COMP Research Team Breaks World Record for Training ImageNet in Four Minutes

2 Aug 2018
(Right) Dr. Chu Xiaowen and PhD student Shi Shaohuai.
A diagram showing data transmission of a 5-layer model.


Department of Computer Science Associate Professor Dr Chu Xiaowen and his research group teamed up with Tencent Machine Learning to train AlexNet in just 4 minutes and ResNet-50 in 6.6 minutes on the ImageNet dataset, which breaks the world record. The international record previously was training AlexNet in 11 minutes and ResNet-50 in 15minutes.

In order to train neural networks at high speed with stable accuracy of software, COMP research team and researchers from Tencent Machine Learning strove to reduce the training time for AlexNet and ResNet-50 by increasing the batch size. For this study, the researchers rinsed 65,536 ImageNet images per batch through the neural network during training.

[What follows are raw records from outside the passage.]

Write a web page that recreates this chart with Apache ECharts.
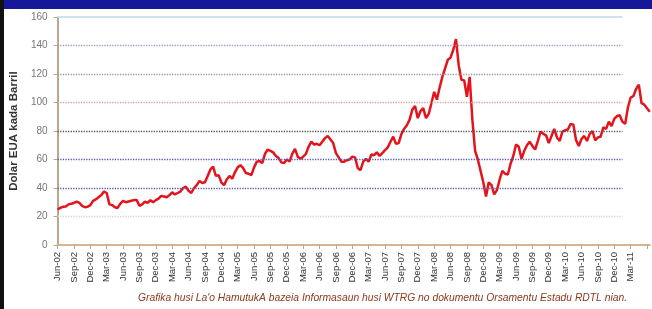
<!DOCTYPE html>
<html>
<head>
<meta charset="utf-8">
<title>Folin mina-rai WTI</title>
<script src="https://cdn.jsdelivr.net/npm/echarts@6/dist/echarts.min.js"></script>
<style>
  html, body { margin: 0; padding: 0; background: #fff; }
  #chart { width: 652px; height: 309px; }
</style>
</head>
<body>
<div id="chart"></div>
<script>
// label eixu X (kada fulan tolu)
const TICK_LABELS = [
  'Jun-02', 'Sep-02', 'Dec-02',
  'Mar-03', 'Jun-03', 'Sep-03', 'Dec-03',
  'Mar-04', 'Jun-04', 'Sep-04', 'Dec-04',
  'Mar-05', 'Jun-05', 'Sep-05', 'Dec-05',
  'Mar-06', 'Jun-06', 'Sep-06', 'Dec-06',
  'Mar-07', 'Jun-07', 'Sep-07', 'Dec-07',
  'Mar-08', 'Jun-08', 'Sep-08', 'Dec-08',
  'Mar-09', 'Jun-09', 'Sep-09', 'Dec-09',
  'Mar-10', 'Jun-10', 'Sep-10', 'Dec-10',
  'Mar-11'
];

// folin (USD/barril), rua kada fulan, hahu Jun-02
const P2002 = [25.0, 26.0, 26.8, 27.0, 28.5, 29.0, 29.5, 30.5, 29.5, 27.5, 26.5, 26.8, 28.0, 31.0];
const P2003 = [32.0, 33.5, 35.0, 37.5, 36.5, 28.5, 28.0, 26.5, 26.0, 29.0, 31.0, 30.0,
               30.5, 31.0, 31.5, 31.5, 27.5, 28.5, 30.5, 29.5, 31.5, 30.0, 31.5, 32.5];
const P2004 = [34.5, 34.0, 33.5, 35.0, 37.0, 35.5, 36.5, 37.5, 40.0, 41.0, 38.0, 36.5,
               40.0, 42.0, 45.0, 43.5, 44.0, 48.5, 53.0, 55.0, 48.5, 49.0, 44.0, 42.0];
const P2005 = [46.0, 48.5, 46.5, 51.0, 54.5, 56.0, 54.0, 50.5, 50.0, 49.0, 54.5, 58.5,
               59.0, 57.5, 64.0, 67.0, 66.0, 65.0, 62.5, 61.0, 58.0, 57.5, 60.0, 58.5];
const P2006 = [64.0, 67.5, 62.0, 60.5, 62.0, 64.0, 69.0, 72.5, 70.5, 71.0, 70.0, 72.5,
               75.0, 76.5, 74.0, 71.5, 64.5, 61.5, 58.5, 58.5, 59.5, 60.0, 62.0, 61.5];
const P2007 = [54.0, 52.5, 58.5, 60.5, 58.5, 63.5, 63.0, 65.0, 62.5, 64.5, 66.5, 68.5,
               72.5, 76.0, 71.0, 71.5, 78.0, 81.5, 84.0, 88.0, 95.0, 97.5, 89.0, 94.0];
const P2008 = [96.0, 89.0, 92.0, 99.5, 107.5, 102.0, 110.5, 118.0, 124.0, 130.0, 131.5, 137.0,
               144.5, 126.0, 116.0, 115.5, 104.0, 118.0, 88.0, 66.0, 60.0, 52.0, 44.0, 34.0];
const P2009 = [44.0, 42.0, 35.5, 38.5, 46.0, 52.0, 50.0, 49.5, 57.0, 62.5, 70.5, 69.0,
               60.5, 66.0, 70.0, 72.5, 69.5, 67.0, 73.0, 79.5, 78.0, 77.0, 71.5, 76.5];
const P2010 = [81.5, 75.5, 73.0, 79.5, 80.5, 81.0, 85.0, 84.5, 73.5, 69.5, 74.5, 76.5,
               73.0, 78.0, 80.0, 73.5, 75.5, 76.0, 82.5, 81.5, 86.5, 83.5, 88.5, 90.5];
const P2011 = [91.0, 86.5, 85.0, 96.5, 103.5, 104.5, 109.5, 112.5, 99.5, 98.5, 96.0, 93.5];

const PRICES = [].concat(P2002, P2003, P2004, P2005, P2006, P2007, P2008, P2009, P2010, P2011);

const Y_TICKS = [0, 20, 40, 60, 80, 100, 120, 140, 160];
const GRID_COLORS = ['#d6b592', '#d5d5de', '#5c5cae', '#4f5db4', '#555555',
                     '#d8a2a2', '#9a9aaa', '#b495bd', '#cde4f0'];
const CAPTION = "Grafika husi La'o HamutukA bazeia Informasaun husi WTRG no dokumentu Orsamentu Estadu RDTL nian.";

const FONT = '"Liberation Sans", Arial, sans-serif';
const GRID_END = 103.5; // liña grade sira remata iha Jan-11

const chart = echarts.init(document.getElementById('chart'));

const option = {
  backgroundColor: '#ffffff',
  animation: false,
  grid: {
    left: 53,
    right: 2.25,
    top: 17,
    bottom: 64
  },
  xAxis: {
    type: 'value',
    min: 0,
    max: (PRICES.length - 1) / 2,
    interval: 3,
    axisLine: { show: true, lineStyle: { color: '#d6b592', width: 2 } },
    axisTick: { show: true, length: 4, lineStyle: { color: '#b8a68e' } },
    splitLine: { show: false },
    axisLabel: {
      rotate: 90,
      fontSize: 9.5,
      fontFamily: FONT,
      color: '#333',
      margin: 7,
      showMaxLabel: false,
      formatter: function (v) {
        return TICK_LABELS[v / 3] || '';
      }
    }
  },
  yAxis: {
    type: 'value',
    min: Y_TICKS[0],
    max: Y_TICKS[Y_TICKS.length - 1],
    interval: 20,
    name: 'Dolar EUA kada Barril',
    nameLocation: 'middle',
    nameRotate: 90,
    nameGap: 36,
    nameTextStyle: {
      fontSize: 11.5,
      fontWeight: 'bold',
      fontFamily: FONT,
      color: '#333'
    },
    axisLine: { show: true, lineStyle: { color: '#b8a890', width: 2 } },
    axisTick: { show: true, length: 4, lineStyle: { color: '#b8a890' } },
    axisLabel: {
      fontSize: 10,
      fontFamily: FONT,
      color: '#777',
      margin: 10
    },
    splitLine: { show: false }
  },
  series: [
    {
      name: 'WTI',
      type: 'line',
      symbol: 'none',
      z: 3,
      data: PRICES.map((v, i) => [i / 2, v]),
      lineStyle: { color: '#e3141c', width: 2.5 },
      markLine: {
        silent: true,
        symbol: 'none',
        label: { show: false },
        data: Y_TICKS.slice(1).map((y, i) => [
          {
            coord: [0, y],
            lineStyle: {
              color: GRID_COLORS[i + 1],
              type: y === 160 ? 'solid' : 'dotted',
              width: y === 160 ? 2 : 1.3
            }
          },
          { coord: [GRID_END, y] }
        ])
      }
    }
  ],
  graphic: [
    {
      type: 'rect',
      left: 0,
      top: 0,
      shape: { width: 652, height: 9 },
      style: { fill: '#17179a' },
      silent: true
    },
    {
      type: 'rect',
      left: 0,
      top: 0,
      shape: { width: 4, height: 309 },
      style: { fill: '#111' },
      silent: true
    },
    {
      type: 'text',
      right: 25,
      top: 293,
      style: {
        text: CAPTION,
        font: 'italic 10.3px ' + FONT,
        fill: '#8a3a1e'
      },
      silent: true
    }
  ]
};

chart.setOption(option);
</script>
</body>
</html>
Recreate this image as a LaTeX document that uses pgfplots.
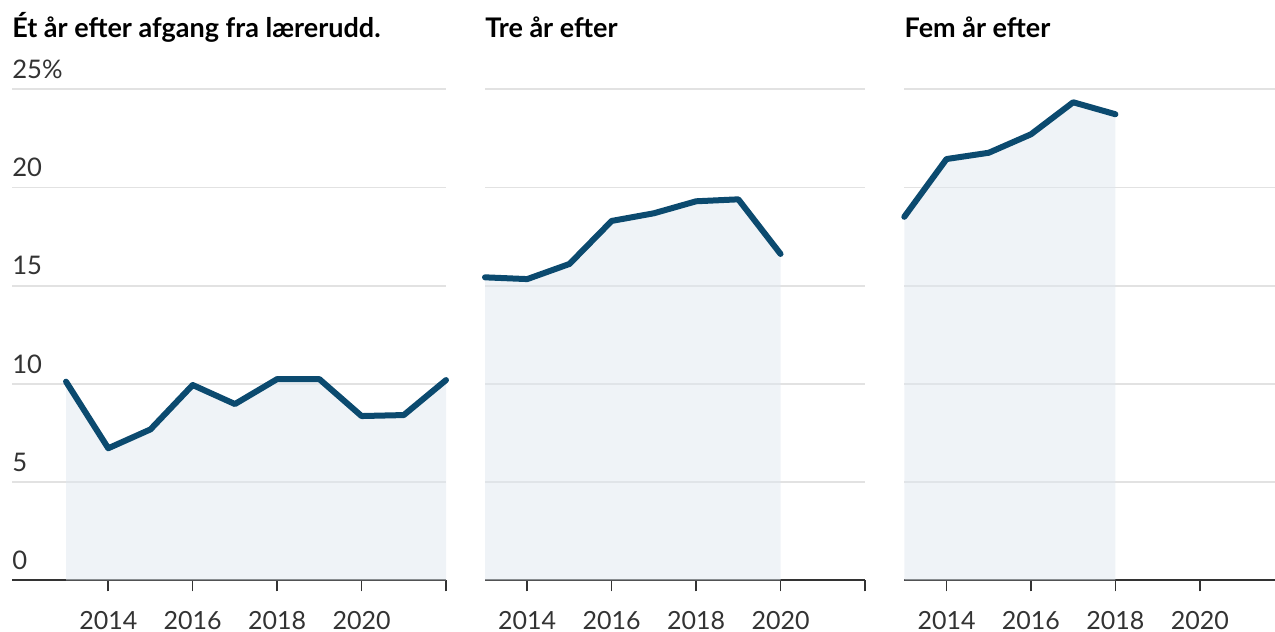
\documentclass[border=0pt]{standalone}
\usepackage{pgfplots}
\pgfplotsset{compat=1.18}
\usepackage{fontspec}
\setmainfont{Lato}
\definecolor{linec}{HTML}{0B4A6F}
\definecolor{fillc}{HTML}{DFE7EF}
\definecolor{gridc}{HTML}{E2E2E2}
\definecolor{txt}{HTML}{333333}
\pgfplotsset{
 panel/.style={
  scale only axis, anchor=south west,
  height=245.6pt, ymin=0, ymax=25,
  axis x line=bottom, axis y line=left, axis line style={-},
  y axis line style={draw=none},
  x axis line style={line width=1pt, draw=txt},
  ytick={0,5,10,15,20,25},
  ymajorgrids, major grid style={gridc, line width=0.9pt},
  xtick={2014,2016,2018,2020,2022},
  xticklabels={2014,2016,2018,2020,{}},
  xtick style={line width=0.8pt, draw=txt},
  ytick style={draw=none},
  tick align=outside, major tick length=5.5pt,
  ytick align=inside,
  xticklabel style={font=\fontsize{12.5}{14}\selectfont, text=txt, anchor=north, inner sep=0pt, yshift=-9.5pt},
  yticklabel style={font=\fontsize{12.8}{14}\selectfont, text=txt, anchor=base west, inner sep=0pt, yshift=5.5pt},
  clip=false,
  title style={at={(0,1)}, anchor=base west, inner sep=0pt, yshift=20pt, font=\fontsize{13.5}{16}\selectfont\bfseries},
 },
 fillst/.style={draw=none, fill=fillc, fill opacity=0.5},
 linest/.style={linec, line width=3pt, line join=round, line cap=round},
}
\begin{document}
\begin{tikzpicture}
\useasboundingbox (0,0) rectangle (637.5pt,316pt);
\begin{axis}[panel, at={(6pt,25.75pt)}, width=217pt, xmin=2011.72, xmax=2022,
  yticklabels={0,5,10,15,20,25\%},
  title={Ét år efter afgang fra lærerudd.}]
\addplot[fillst] coordinates {(2013,10.12) (2014,6.73) (2015,7.69) (2016,9.95) (2017,8.98) (2018,10.25) (2019,10.25) (2020,8.37) (2021,8.42) (2022,10.20)} \closedcycle;
\addplot[linest] coordinates {(2013,10.12) (2014,6.73) (2015,7.69) (2016,9.95) (2017,8.98) (2018,10.25) (2019,10.25) (2020,8.37) (2021,8.42) (2022,10.20)};
\end{axis}
\begin{axis}[panel, at={(242.5pt,25.75pt)}, width=190pt, xmin=2013, xmax=2022,
  yticklabels={,,,,,},
  title={Tre år efter}]
\addplot[fillst] coordinates {(2013,15.43) (2014,15.34) (2015,16.11) (2016,18.30) (2017,18.69) (2018,19.30) (2019,19.40) (2020,16.62)} \closedcycle;
\addplot[linest] coordinates {(2013,15.43) (2014,15.34) (2015,16.11) (2016,18.30) (2017,18.69) (2018,19.30) (2019,19.40) (2020,16.62)};
\end{axis}
\begin{axis}[panel, at={(452.15pt,25.75pt)}, width=185.35pt, xmin=2013, xmax=2021.78,
  yticklabels={,,,,,},
  title={Fem år efter}]
\addplot[fillst] coordinates {(2013,18.51) (2014,21.45) (2015,21.77) (2016,22.71) (2017,24.34) (2018,23.73)} \closedcycle;
\addplot[linest] coordinates {(2013,18.51) (2014,21.45) (2015,21.77) (2016,22.71) (2017,24.34) (2018,23.73)};
\end{axis}
\end{tikzpicture}
\end{document}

The team also came up with a communications technique called “tensor fusion”. When nodes are sharing information over their cluster's network, multiple small size tensors are packaged together to reduce the amount of information that has to be transferred, thus reducing latency and increasing throughput. The team also used a mix of 32-bit full and 16-bit half-precision floating-point math (FP32 and FP16) during training, rather than purely FP32, which further reduced the amount of data shunted through a node's memory, also improving the throughput and cutting into the training time.

With improving training speed on ImageNet, the team plans to leverage their accelerated training capability in other AI businesses and services such as game AI.